Does that make sense?

prashnts · on March 30, 2017

While I agree that _this_ is an extreme demonstration, metaclasses are powerful tool for developing dev-friendly Base classes/APIs in your libraries. Django models, for example, use metaclasses so the fields you define are more expressive while creating instances.

paulddraper · on March 30, 2017

That's okay as long as the magic holds. If it starts to fail, you have to peek behind the curtain, and you lose yourself among the meta.

andybak · on March 31, 2017

Django famously had a "magic removal" refactor before 1.0 as they collectively decided they had gone too far. They've since plotted a more conservative path but the ORM and similar magic was deemed reasonable.

I've found Django's metaclass usage pretty robust over the years. The curtain mostly remains unpeeked behind.

luhn · on March 30, 2017

> aside: please don't abuse collections.namedtuple to make a simple Python object; the class is meant to help porting APIs that return a tuple to a more object-oriented one, so starting with namedtuple means you end up leaking a tuple API that you probably didn't want to begin with

I haven't heard this before. I subclass namedtuples regularly—whenever I need a simple immutable object. I haven't had any problems personally. (Except when pickling them. I would not recommend that.)

Can any experienced Pythonistas weigh in? Is this bad practice?
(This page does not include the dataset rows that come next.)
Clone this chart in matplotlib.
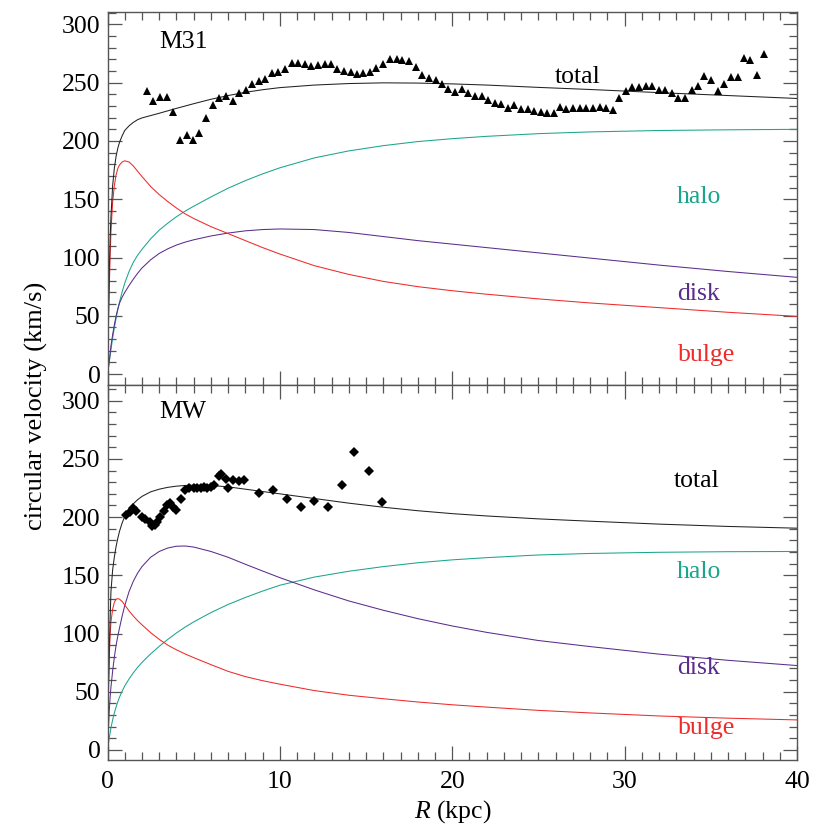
import matplotlib
matplotlib.use("Agg")
import matplotlib.pyplot as plt
from matplotlib.ticker import MultipleLocator

plt.rcParams['font.family'] = ['Liberation Serif', 'DejaVu Serif']
plt.rcParams['mathtext.fontset'] = 'custom'
plt.rcParams['mathtext.rm'] = 'Liberation Serif'
plt.rcParams['mathtext.it'] = 'Liberation Serif:italic'

# ---------------- model curves ----------------
R_model = [0, 0.05, 0.1, 0.15, 0.2, 0.3, 0.4, 0.5, 0.6, 0.7, 0.85, 1.0, 1.25, 1.5, 1.75,
           2, 2.5, 3, 3.5, 4, 4.5, 5, 6, 7, 8, 9, 10, 12, 14, 16, 18, 20, 22, 25,
           28, 32, 36, 40]

m31_total = [0, 45, 85, 115, 135, 162, 177, 187, 194, 199, 204.5, 209, 213, 216, 218.3,
             219.8, 221.8, 223.8, 225.9, 228, 230, 232, 235.8, 239, 241.8, 244, 245.8,
             248, 249.3, 249.9, 249.7, 249, 248, 246, 244.2, 241.5, 239, 236.5]
m31_bulge = [0, 38, 72, 100, 122, 148, 162, 171, 176.5, 179.5, 182, 183, 182, 178.5, 174,
             169.5, 161, 154, 148, 142.5, 137.5, 133.5, 126.5, 120.5, 114.5, 108.5, 103,
             93, 85.5, 79.5, 75, 71.5, 68.5, 64.5, 61, 57, 53, 49.5]
m31_halo = [0, 5, 10, 15.5, 21, 31, 40, 48, 55.5, 62, 70.5, 78, 88, 96, 102,
            107, 116, 123.5, 129.5, 135, 139.8, 144, 152, 159.5, 166, 171.8, 177,
            185.5, 191.5, 196, 199.5, 202, 204, 206.3, 207.8, 209, 209.6, 210]
m31_disk = [0, 5, 11, 17, 24, 34, 42.5, 50, 56, 61, 66, 70, 76, 81.5, 86.5,
            91, 98, 103.5, 107.5, 110.7, 113.2, 115.2, 118.5, 121, 122.9, 124, 124.5,
            124, 121.5, 118, 114.5, 111.5, 108.5, 104, 99.5, 93.5, 88, 83]

mw_total = [0, 50, 85, 112, 136, 155, 166, 175, 182, 188, 195, 200.5, 207, 211.5, 215,
            217.8, 221.7, 224, 225.6, 226.6, 227.2, 227.5, 227.2, 226, 224, 222, 220,
            216, 212, 208.5, 205.5, 203, 201, 198.5, 196.5, 194, 192, 190.5]
mw_bulge = [0, 45, 78, 98, 110, 121, 127, 129.5, 130, 129.5, 127.5, 124.5, 119.5, 115, 111,
            107.5, 100.8, 95, 90, 86, 82.5, 79.3, 73.3, 67.5, 63, 59.5, 56.5,
            51, 47, 44, 41.2, 38.8, 36.8, 34, 31.8, 29.2, 27.3, 25.8]
mw_halo = [0, 5, 10, 14.5, 19, 26, 32, 37, 41.5, 45.5, 50.5, 55, 61, 66.3, 71,
           75.2, 82.5, 89, 95, 100.5, 105.5, 110, 118, 125, 131, 136.5, 141.5,
           148.5, 153.5, 157.5, 160.8, 163.3, 165.2, 167.5, 168.8, 169.8, 170.3, 170.5]
mw_disk = [0, 17, 33, 45, 54, 68, 80, 90, 98, 105, 115, 124, 136, 145, 152,
           157.5, 165.5, 170.5, 173.5, 175, 175.2, 174.3, 170.5, 165.5, 159.5, 153.7, 148,
           137.5, 128, 120, 112.8, 106.5, 101, 94, 88.8, 82.3, 77, 72.5]

# ---------------- observed rotation curves ----------------
m31_R = [2.27, 2.66, 3.04, 3.43, 3.81, 4.20, 4.59, 4.97, 5.32, 5.71, 6.10, 6.48, 6.87,
         7.26, 7.64, 8.01, 8.40, 8.78, 9.13, 9.52, 9.90, 10.29, 10.68, 11.06, 11.43,
         11.81, 12.20, 12.59, 12.94, 13.32, 13.71, 14.10, 14.45, 14.83, 15.22, 15.60,
         15.99, 16.38, 16.77, 17.11, 17.50, 17.88, 18.27, 18.66, 19.04, 19.39, 19.78,
         20.16, 20.55, 20.94, 21.32, 21.71, 22.10, 22.48, 22.83, 23.22, 23.61, 23.99,
         24.38, 24.77, 25.15, 25.50, 25.88, 26.23, 26.62, 27.00, 27.39, 27.78, 28.16,
         28.55, 28.94, 29.32, 29.67, 30.06, 30.45, 30.83, 31.22, 31.60, 31.99, 32.34,
         32.72, 33.11, 33.50, 33.88, 34.27, 34.62, 35.00, 35.39, 35.78, 36.17, 36.55,
         36.94, 37.29, 37.67, 38.06]
m31_v = [243, 234, 238, 238, 225, 201, 205, 201, 207, 220, 231, 236.5, 239,
         234.5, 241, 244, 248.5, 251.5, 253, 258.5, 259, 262, 267, 267, 266,
         264.5, 265, 266, 266, 261.5, 260, 259, 257.5, 258, 259, 262.5,
         266, 270.5, 270, 269.5, 268.5, 263.5, 257, 254, 252, 249, 245,
         242, 245, 241.5, 238.5, 238.5, 235, 233, 232, 228.5, 231, 227.5,
         227.5, 226, 225, 224, 224, 229, 227.5, 228.5, 228.5, 228.5, 228.5,
         229.5, 228.5, 227, 237, 243, 246.5, 246.5, 247.5, 247.5, 243.5, 243.5,
         241, 236.5, 236.5, 244, 247, 256, 252.5, 243, 248.5, 255, 254.5,
         271, 269.5, 257, 275]

mw_R = [1.07, 1.30, 1.46, 1.65, 1.98, 2.20, 2.45, 2.60, 2.75, 2.90, 3.05, 3.25, 3.45,
        3.60, 3.80, 4.00, 4.25, 4.50, 4.75, 5.00, 5.20, 5.40, 5.60, 5.80, 6.00, 6.20,
        6.45, 6.60, 6.85, 7.00, 7.30, 7.60, 7.90, 8.80, 9.60, 10.40, 11.20, 12.00,
        12.80, 13.60, 14.30, 15.15, 15.90]
mw_v = [202, 204, 208, 205, 200, 198, 196, 192, 193, 196, 200, 205, 210,
        212, 209, 206, 216, 223, 225, 225, 225, 225, 226, 225, 226, 228,
        235, 237, 233, 225, 232, 231, 232, 221, 223, 216, 209, 214,
        209, 228, 256, 240, 213]

# ---------------- styles ----------------
c_total = '#222222'
c_halo = '#1aa58c'
c_disk = '#5a2d8c'
c_bulge = '#ee2a2a'
spine_c = '#555555'
fs = 18.5

fig = plt.figure(figsize=(8.3, 8.3), dpi=100)
left, right = 107.5 / 830, 797 / 830
ax1 = fig.add_axes([left, 1 - 385 / 830, right - left, (385 - 12) / 830])
ax2 = fig.add_axes([left, 1 - 759.5 / 830, right - left, (759.5 - 385) / 830])

panels = [
    (ax1, 'M31', m31_total, m31_halo, m31_disk, m31_bulge, m31_R, m31_v, '^', 5.6,
     (-9.4, 310.7), [(27.3, 255), (34.3, 152), (34.3, 68.7), (34.75, 16.3)], 285),
    (ax2, 'MW', mw_total, mw_halo, mw_disk, mw_bulge, mw_R, mw_v, 'D', 5.0,
     (-8.2, 313.5), [(34.2, 231), (34.3, 153), (34.3, 70.4), (34.75, 18.9)], 290),
]

for (ax, name, tot, halo, disk, bulge, Rd, vd, mk, ms, ylim, lpos, ny) in panels:
    lw = 0.75
    ax.plot(R_model, halo, color=c_halo, lw=lw)
    ax.plot(R_model, disk, color=c_disk, lw=lw)
    ax.plot(R_model, bulge, color=c_bulge, lw=lw)
    ax.plot(R_model, tot, color=c_total, lw=lw)
    ax.plot(Rd, vd, linestyle='none', marker=mk, color='black', markersize=ms,
            markeredgewidth=0)
    ax.set_xlim(0, 40)
    ax.set_ylim(*ylim)
    ax.xaxis.set_major_locator(MultipleLocator(10))
    ax.xaxis.set_minor_locator(MultipleLocator(1))
    ax.yaxis.set_major_locator(MultipleLocator(50))
    ax.yaxis.set_minor_locator(MultipleLocator(10))
    ax.tick_params(which='both', direction='in', top=True, right=True,
                   color=spine_c, labelsize=fs, width=0.9)
    ax.tick_params(which='major', length=10)
    ax.tick_params(which='minor', length=5.5)
    ax.tick_params(axis='y', pad=5)
    ax.tick_params(axis='x', pad=8)
    for s in ax.spines.values():
        s.set_color(spine_c)
        s.set_linewidth(1.0)
    ax.text(3.0, ny, name, fontsize=fs, ha='left', va='center', color='black')
    for (lab, col), (lx, ly) in zip([('total', 'black'), ('halo', c_halo),
                                     ('disk', c_disk), ('bulge', c_bulge)], lpos):
        ax.text(lx, ly, lab, fontsize=fs, ha='center', va='center', color=col)

ax1.tick_params(axis='x', labelbottom=False)
ax2.set_xlabel('$\\mathit{R}$ (kpc)', fontsize=fs, labelpad=4)
fig.text(36 / 830, 1 - 406 / 830, 'circular velocity (km/s)', rotation=90,
         ha='center', va='center', fontsize=19)

fig.savefig('out.png', dpi=100)
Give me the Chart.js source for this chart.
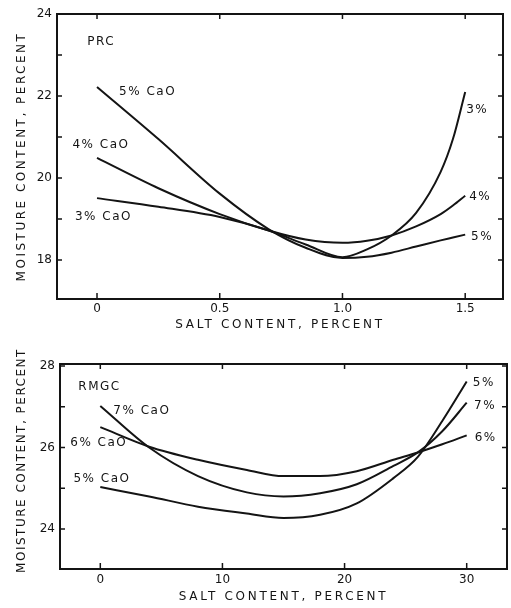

dragonne · on March 30, 2017

The biggest gotcha is that namedtuples compare exactly like regular tuples. Thus, two namedtuple types with identical elements will compare equal even if the type and field names differ. Usually that isn't what you want.

I've taken to using attrs everywhere for exactly this reason: http://attrs.readthedocs.io/en/stable/why.html#namedtuples

TTPrograms · on March 30, 2017

I don't really see how it's a problem that it's "leaking" a tuple API - it's not like there's private methods in Python. Everything can see everything. If anything having the state of an object available explicitly as a tuple seems like a good idea to me, as opposed to trying to figure out what's a stateful variable and what's a method etc.

joshuamorton · on March 30, 2017

You'll get surprises such as your subclass being indexable when you (probably) don't want that.

lgas · on March 31, 2017

What problem would that cause? Wouldn't it only be a problem if you attempted to index into it, which you wouldn't do (on purpose) if you didn't think it was indexable? And if you did try to index into it thinking that it wasn't indexable, it would be a bug, which is the same as when it's indexable...

joshuamorton · on March 31, 2017

Exactly. You probably don't want this thing that is essentially a namespace to be indexable, but you index into it, which is a bug, but it quacks like a tuple, so your mistake propagates silently, which is a bad thing.

Its more permissive than one would expect. Although the bigger issue is what dragonne mentioned.

carapace · on March 30, 2017

> Adjusting how classes are created can be very difficult to debug and so should only be used when you have a really legitimate use-case.

...and you never have a really legitimate use-case. Seriously, please don't use this sort of magic in production code that you expect other people to use and depend on. I'm looking at you Django project. Bloddy cowboys.